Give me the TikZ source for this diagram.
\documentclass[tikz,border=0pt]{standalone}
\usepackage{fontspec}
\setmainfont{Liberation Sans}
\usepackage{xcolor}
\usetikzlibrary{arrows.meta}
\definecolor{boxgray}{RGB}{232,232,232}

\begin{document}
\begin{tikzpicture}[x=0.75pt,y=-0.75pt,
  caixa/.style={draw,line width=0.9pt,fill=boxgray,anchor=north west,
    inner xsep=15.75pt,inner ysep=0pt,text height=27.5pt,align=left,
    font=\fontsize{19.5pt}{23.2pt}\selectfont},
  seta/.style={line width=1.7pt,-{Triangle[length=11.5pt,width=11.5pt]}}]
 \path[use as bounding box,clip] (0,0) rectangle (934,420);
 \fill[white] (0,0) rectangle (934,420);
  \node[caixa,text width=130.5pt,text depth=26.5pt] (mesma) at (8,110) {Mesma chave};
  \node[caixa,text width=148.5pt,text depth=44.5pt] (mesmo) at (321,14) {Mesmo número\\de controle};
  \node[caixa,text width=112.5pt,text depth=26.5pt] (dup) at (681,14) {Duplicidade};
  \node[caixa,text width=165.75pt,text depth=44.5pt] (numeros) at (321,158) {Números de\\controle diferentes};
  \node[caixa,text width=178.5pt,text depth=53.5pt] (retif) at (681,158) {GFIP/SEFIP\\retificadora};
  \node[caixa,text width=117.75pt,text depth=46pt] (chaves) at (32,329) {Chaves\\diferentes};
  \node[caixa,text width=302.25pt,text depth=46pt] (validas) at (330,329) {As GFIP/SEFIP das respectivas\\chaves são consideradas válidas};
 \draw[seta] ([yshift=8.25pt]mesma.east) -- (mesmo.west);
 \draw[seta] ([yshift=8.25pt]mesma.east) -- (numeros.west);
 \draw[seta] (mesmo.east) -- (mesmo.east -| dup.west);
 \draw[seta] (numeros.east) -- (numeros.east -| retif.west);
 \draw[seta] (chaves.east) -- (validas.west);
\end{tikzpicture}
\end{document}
● ● ● ● ●
- Problem details
Give back each line above precisely as it stands.

- The response
Give me the TikZ source for this diagram.
\documentclass[tikz,border=0pt]{standalone}
\usepackage{fontspec}
\setmainfont{Liberation Sans}
\usepackage{xcolor}
\usetikzlibrary{arrows.meta}
\definecolor{boxgray}{RGB}{232,232,232}

\begin{document}
\begin{tikzpicture}[x=0.75pt,y=-0.75pt,
  caixa/.style={draw,line width=0.9pt,fill=boxgray,anchor=north west,
    inner xsep=15.75pt,inner ysep=0pt,text height=27.5pt,align=left,
    font=\fontsize{19.5pt}{23.2pt}\selectfont},
  seta/.style={line width=1.7pt,-{Triangle[length=11.5pt,width=11.5pt]}}]
 \path[use as bounding box,clip] (0,0) rectangle (934,420);
 \fill[white] (0,0) rectangle (934,420);
  \node[caixa,text width=130.5pt,text depth=26.5pt] (mesma) at (8,110) {Mesma chave};
  \node[caixa,text width=148.5pt,text depth=44.5pt] (mesmo) at (321,14) {Mesmo número\\de controle};
  \node[caixa,text width=112.5pt,text depth=26.5pt] (dup) at (681,14) {Duplicidade};
  \node[caixa,text width=165.75pt,text depth=44.5pt] (numeros) at (321,158) {Números de\\controle diferentes};
  \node[caixa,text width=178.5pt,text depth=53.5pt] (retif) at (681,158) {GFIP/SEFIP\\retificadora};
  \node[caixa,text width=117.75pt,text depth=46pt] (chaves) at (32,329) {Chaves\\diferentes};
  \node[caixa,text width=302.25pt,text depth=46pt] (validas) at (330,329) {As GFIP/SEFIP das respectivas\\chaves são consideradas válidas};
 \draw[seta] ([yshift=8.25pt]mesma.east) -- (mesmo.west);
 \draw[seta] ([yshift=8.25pt]mesma.east) -- (numeros.west);
 \draw[seta] (mesmo.east) -- (mesmo.east -| dup.west);
 \draw[seta] (numeros.east) -- (numeros.east -| retif.west);
 \draw[seta] (chaves.east) -- (validas.west);
\end{tikzpicture}
\end{document}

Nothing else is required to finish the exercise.